Rootprints - May 26, 2021
What’s the difference between Memorial Day and Veterans Day?
On both Memorial Day and Veterans Day we pause to honor the countless veterans who have served our country. Memorial Day, celebrated in the month of May, commemorates men and women who have passed while in military service, particularly those who died in combat or because of wounds sustained in battle. In 1971, Memorial Day became a national holiday by an act of Congress and is now celebrated annually on the last Monday in May.
Veterans Day, celebrated in November, is a day to thank and honor ALL military members who have served our country, in wartime or peacetime, whether they have perished or survived.
Symbolism of the Poppy and Memorial Day
In the battlefields of Europe, the common red field poppy was one of the first plants to emerge after World War l.
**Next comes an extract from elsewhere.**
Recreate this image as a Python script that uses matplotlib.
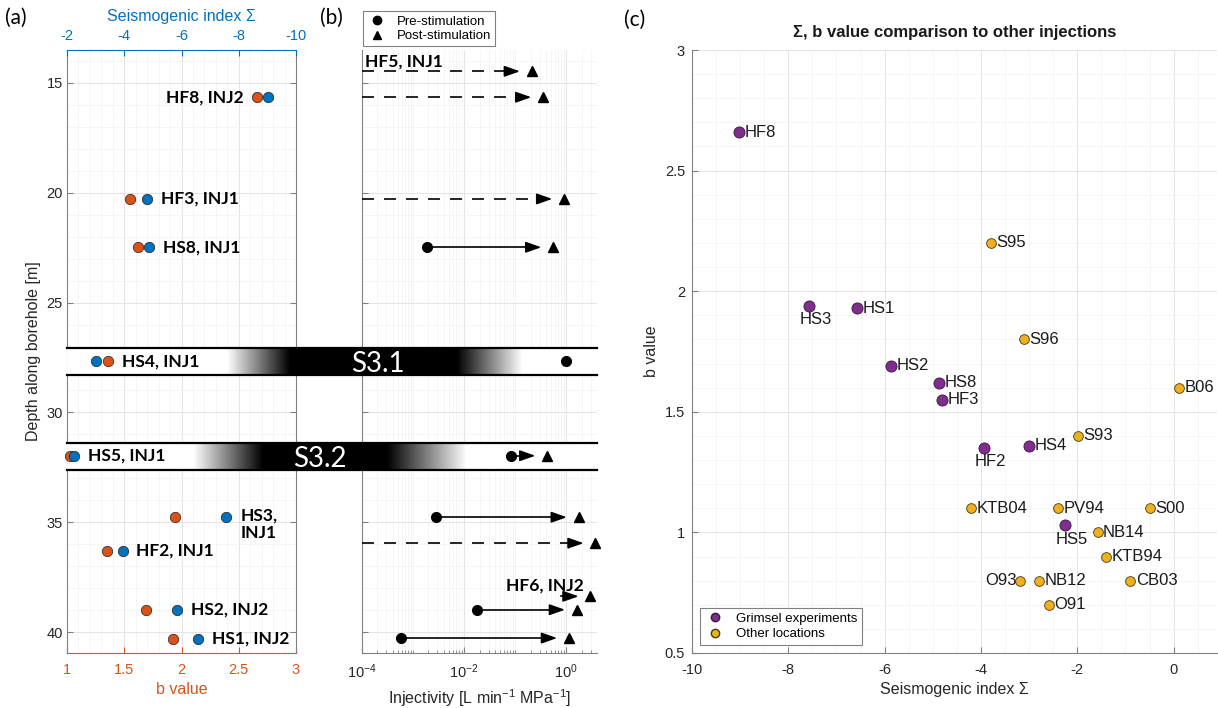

Seeing the poppies scattered throughout the battlefield surrounding his artillery position in Belgium, John McCrae, a Canadian soldier and physician, was inspired to write the poem “In Flanders Fields” in 1915. In 1918, an American woman named Moina Michael was compelled to make a personal pledge after reading “In Flander’s Fields” and wrote the poem “We Shall Keep the Faith.” From that day forward, Moina vowed to wear a red poppy of Flanders Fields as a sign of remembrance. Thus, the symbolism of wearing a single red poppy was formed to remember those killed in the Great War. Old Farmer's Almanac. “Memorial Day 2021.”
Sources: Old Farmer's Almanac, www.almanac.com/content/when-memorial-day. “We Shall Keep the Faith.” First World War Poems - We Shall Keep The Faith by Moina Michael, www.greatwar.co.uk/poems/moina-michael-we-shall-keep-faith.htm
“We Shall Keep the Faith” by Moina Michael, November 1918
Oh! you who sleep in Flanders Fields, Sleep sweet – to rise anew! We caught the torch you threw And holding high, we keep the Faith With All who died.
We cherish, too, the poppy red That grows on fields where valor led; It seems to signal to the skies That blood of heroes never dies, But lends a lustre to the red Of the flower that blooms above the dead In Flanders Fields.
And now the Torch and Poppy Red We wear in honor of our dead. Fear not that ye have died for naught; We’ll teach the lesson that ye wrought In Flanders Fields.